Other warning signs include a subject who calls themselves an “employee” but signs contracts, controls vendors, or handles client relationships. So does a company that pays personal bills, carries assets used exclusively by the subject, or repeatedly transacts with entities controlled by family members.
Context controls the answer. Family businesses commonly share phones, offices, and equipment. A spouse may genuinely work for a company without owning it. That is why experienced investigators do not make accusations based on suspicion. They follow the documents, conduct, money flow, and timeline until the facts either support the claim or eliminate it.
A pile of records is not an investigation. The evidence must be organized into a clear narrative: who is connected to the business, when the connection began, what role the subject played, how money or benefits flowed, and what records support each conclusion.
Maintain source information, dates, copies of original records, and notes that distinguish observed facts from reasonable inferences. If surveillance is used, it must be lawful, purposeful, and documented. If interviews are conducted, the investigator must know the difference between a useful lead and a statement that can be corroborated.

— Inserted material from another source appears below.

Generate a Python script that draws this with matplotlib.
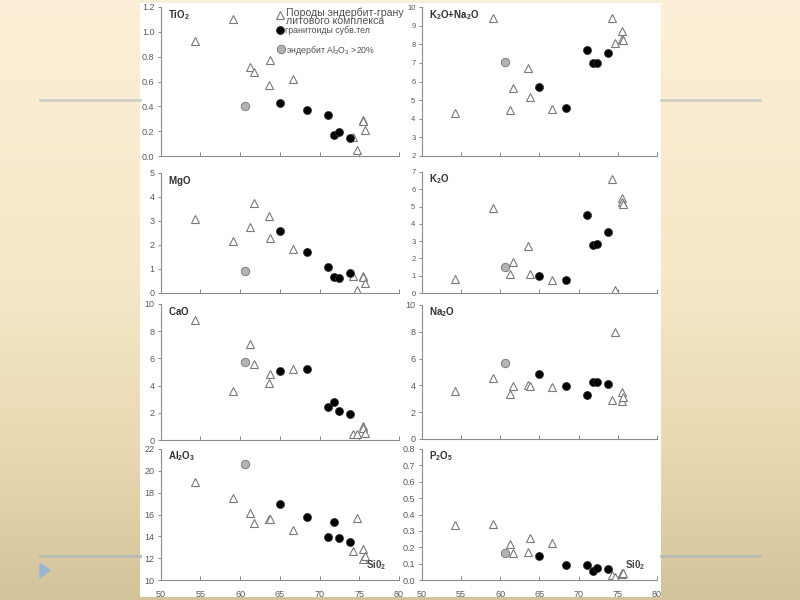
"""Harker diagrams (oxides vs SiO2) on a beige slide background."""

import matplotlib

matplotlib.use("Agg")
import matplotlib.pyplot as plt
import numpy as np
from matplotlib.colors import LinearSegmentedColormap
from matplotlib.lines import Line2D
from matplotlib.patches import Polygon, Rectangle

plt.rcParams["font.family"] = ["Liberation Sans", "DejaVu Sans"]
plt.rcParams["mathtext.fontset"] = "custom"
plt.rcParams["mathtext.rm"] = "Liberation Sans"
plt.rcParams["mathtext.bf"] = "Liberation Sans:bold"

# SiO2, wt.% -- enderbite-granulite rocks (triangles), subvolcanic granitoids (black),
# enderbite with Al2O3 > 20% (grey)
SIO2_TRI = [54.3, 59.1, 61.2, 61.7, 63.6, 63.8, 66.6, 74.2, 74.7, 75.5, 75.5, 75.7]
SIO2_BLK = [65.0, 68.4, 71.1, 71.8, 72.4, 73.8]
SIO2_GRY = [60.6]

TIO2_TRI = [0.93, 1.10, 0.72, 0.68, 0.57, 0.77, 0.62, 0.15, 0.05, 0.29, 0.28, 0.21]
TIO2_BLK = [0.425, 0.374, 0.33, 0.168, 0.195, 0.144]
TIO2_GRY = [0.40]

MGO_TRI = [3.07, 2.16, 2.73, 3.74, 3.22, 2.30, 1.81, 0.69, 0.10, 0.70, 0.64, 0.38]
MGO_BLK = [2.58, 1.71, 1.05, 0.66, 0.59, 0.80]
MGO_GRY = [0.90]

CAO_TRI = [8.79, 3.62, 7.05, 5.60, 4.20, 4.88, 5.25, 0.41, 0.41, 1.00, 0.90, 0.48]
CAO_BLK = [5.05, 5.19, 2.46, 2.83, 2.15, 1.93]
CAO_GRY = [5.70]

AL2O3_TRI = [18.94, 17.5, 16.18, 15.2, 15.55, 15.6, 14.6, 12.66, 15.7, 12.8, 11.93, 12.2]
AL2O3_BLK = [16.92, 15.76, 13.92, 15.27, 13.89, 13.52]
AL2O3_GRY = [20.65]

ALK_TRI = [4.30, 9.41, 4.48, 5.65, 6.70, 5.15, 4.55, 9.40, 8.09, 8.69, 8.27, 8.22]
ALK_BLK = [5.69, 4.59, 7.71, 6.99, 6.99, 7.52]
ALK_GRY = [7.05]

K2O_TRI = [0.81, 4.93, 1.11, 1.77, 2.73, 1.09, 0.73, 6.62, 0.15, 5.51, 5.28, 5.14]
K2O_BLK = [0.96, 0.73, 4.49, 2.78, 2.82, 3.55]
K2O_GRY = [1.48]

NA2O_TRI = [3.60, 4.54, 3.35, 3.92, 4.04, 3.97, 3.85, 2.88, 8.01, 3.50, 2.80, 3.10]
NA2O_BLK = [4.84, 3.92, 3.30, 4.29, 4.24, 4.09]
NA2O_GRY = [5.66]

P2O5_TRI = [0.337, 0.341, 0.218, 0.167, 0.173, 0.255, 0.224, 0.031, 0.02, 0.045, 0.037, 0.04]
P2O5_BLK = [0.147, 0.092, 0.09, 0.057, 0.071, 0.067]
P2O5_GRY = [0.167]

X_TICKS = [50, 55, 60, 65, 70, 75, 80]

LEGEND_LABELS = ["Породы эндербит-грану\nлитового комплекса",
                 "гранитоиды субв.тел", "эндербит Al$_2$O$_3$ >20%"]

TICK_INK = "#5a5a5a"
SPINE_INK = "#8c8c8c"
LEGEND_INK = "#505050"
TRI_STYLE = dict(ls="none", marker="^", ms=5.3, mfc="white", mec="#7a7a7a", mew=0.8)
BLK_STYLE = dict(ls="none", marker="o", ms=5.8, mfc="black", mec="#333333", mew=0.5)
GRY_STYLE = dict(ls="none", marker="o", ms=6.0, mfc="#b3b3b3", mec="#7d7d7d", mew=0.7)


def px_rect(x0, x1, top, bot):
    """Figure-fraction rect from pixel bounds on the 800x600 canvas."""
    return [x0 / 800, 1 - bot / 600, (x1 - x0) / 800, (bot - top) / 600]


fig = plt.figure(figsize=(8, 6), dpi=100)

# slide background
bg = fig.add_axes([0, 0, 1, 1], zorder=-10)
bg.set_xlim(0, 800)
bg.set_ylim(600, 0)
bg.axis("off")
cmap = LinearSegmentedColormap.from_list(
    "slide", [(0, "#fbefd7"), (0.45, "#f6e8c8"), (0.75, "#e9d9b2"), (1, "#d3c39a")])
grad = np.linspace(0, 1, 256).reshape(-1, 1)
bg.imshow(grad, cmap=cmap, aspect="auto", extent=(0, 800, 600, 0))
for y, c in [(100, "#cfcfc6"), (556, "#b9bcb4")]:
    bg.plot([40, 140], [y, y], color=c, lw=2)
    bg.plot([661, 760], [y, y], color=c, lw=2)
bg.add_patch(Polygon([(40, 563), (50, 570.5), (40, 578)], color="#9cb5d2"))
bg.add_patch(Rectangle((140, 3), 521, 594, facecolor="white", edgecolor="none"))

panels = [
    (r"$\mathbf{TiO_2}$", TIO2_TRI, TIO2_BLK, TIO2_GRY, (0, 1.2), 0.2, "{:.1f}", (160.7, 399, 7, 156), 6.5),
    (r"$\mathbf{MgO}$", MGO_TRI, MGO_BLK, MGO_GRY, (0, 5), 1, "{:.0f}", (160.7, 399, 173, 292.5), 6.5),
    (r"$\mathbf{CaO}$", CAO_TRI, CAO_BLK, CAO_GRY, (0, 10), 2, "{:.0f}", (160.7, 399, 304, 440), 6.5),
    (r"$\mathbf{Al_2O_3}$", AL2O3_TRI, AL2O3_BLK, AL2O3_GRY, (10, 22), 2, "{:.0f}", (160.7, 399, 449, 580), 6.5),
    (r"$\mathbf{K_2O{+}Na_2O}$", ALK_TRI, ALK_BLK, ALK_GRY, (2, 10), 1, "{:.0f}", (421.7, 657, 7, 156), 5.5),
    (r"$\mathbf{K_2O}$", K2O_TRI, K2O_BLK, K2O_GRY, (0, 7), 1, "{:.0f}", (421.7, 657, 172, 293), 5.5),
    (r"$\mathbf{Na_2O}$", NA2O_TRI, NA2O_BLK, NA2O_GRY, (0, 10), 2, "{:.0f}", (421.7, 657, 305, 439), 6.5),
    (r"$\mathbf{P_2O_5}$", P2O5_TRI, P2O5_BLK, P2O5_GRY, (0, 0.8), 0.1, "{:.1f}", (421.7, 657, 449, 580), 6.5),
]

axes = []
for i, (label, tri, blk, gry, ylim, step, fmt, bounds, tsize) in enumerate(panels):
    ax = fig.add_axes(px_rect(*bounds))
    ax.patch.set_alpha(0)
    ax.plot(SIO2_TRI, tri, **TRI_STYLE)
    ax.plot(SIO2_BLK, blk, **BLK_STYLE)
    ax.plot(SIO2_GRY, gry, **GRY_STYLE)

    ax.set_xlim(50, 80)
    ax.set_ylim(*ylim)
    yt = np.round(np.arange(ylim[0], ylim[1] + step / 2, step), 3)
    ax.set_yticks(yt)
    ax.set_yticklabels([fmt.format(v) for v in yt])
    ax.set_xticks(X_TICKS)
    bottom_row = i in (3, 7)
    ax.set_xticklabels([str(v) for v in X_TICKS] if bottom_row else [])
    for side in ("top", "right"):
        ax.spines[side].set_visible(False)
    for side in ("left", "bottom"):
        ax.spines[side].set_color(SPINE_INK)
        ax.spines[side].set_linewidth(0.8)
    ax.tick_params(axis="y", direction="out", length=2.5, width=0.7, color=SPINE_INK,
                   labelsize=tsize, labelcolor=TICK_INK, pad=2)
    ax.tick_params(axis="x", direction="in", length=3, width=0.7, color=SPINE_INK,
                   labelsize=6.5, labelcolor=TICK_INK, pad=7)
    ax.text(0.03, 0.995, label, transform=ax.transAxes, ha="left", va="top",
            fontsize=7, color="#333333")
    if bottom_row:
        ax.text(0.905, 0.11, r"$\mathbf{Si0_2}$", transform=ax.transAxes, ha="center",
                va="center", fontsize=7, color="#444444")
    axes.append(ax)

# legend inside the TiO2 panel
ax0 = axes[0]
common = dict(loc="center left", frameon=False, borderpad=0, borderaxespad=0,
              labelcolor=LEGEND_INK)
leg1 = ax0.legend([Line2D([], [], **TRI_STYLE)], [LEGEND_LABELS[0]],
                  bbox_to_anchor=(0.484, 0.934), handlelength=0.75, handletextpad=0.16,
                  handleheight=2.25, fontsize=7.6, **common)
leg1.get_texts()[0].set_linespacing(0.85)
ax0.add_artist(leg1)
leg2 = ax0.legend([Line2D([], [], **BLK_STYLE)], [LEGEND_LABELS[1]],
                  bbox_to_anchor=(0.483, 0.839), handlelength=1.0, handletextpad=0.1,
                  fontsize=6.3, **common)
ax0.add_artist(leg2)
ax0.legend([Line2D([], [], **GRY_STYLE)], [LEGEND_LABELS[2]],
           bbox_to_anchor=(0.486, 0.711), handlelength=1.0, handletextpad=0.05,
           fontsize=6.3, **common)

fig.savefig("out.png", dpi=100)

This is where seasoned investigative judgment earns its keep. Vinny Parco Consulting approaches difficult asset and financial matters with one objective: get past the story and establish the facts that matter. After more than four decades in investigations, Vinny Parco knows that the truth is rarely sitting in one database waiting to be found.
If you suspect a business interest has been left off a financial disclosure, do not wait for the trail to get colder. Preserve what you have, avoid confronting the subject with unverified claims, and move with a plan built around lawful evidence. The right question is not whether someone can hide behind an LLC or another person’s name. The right question is whether their control, benefit, and conduct can be proved.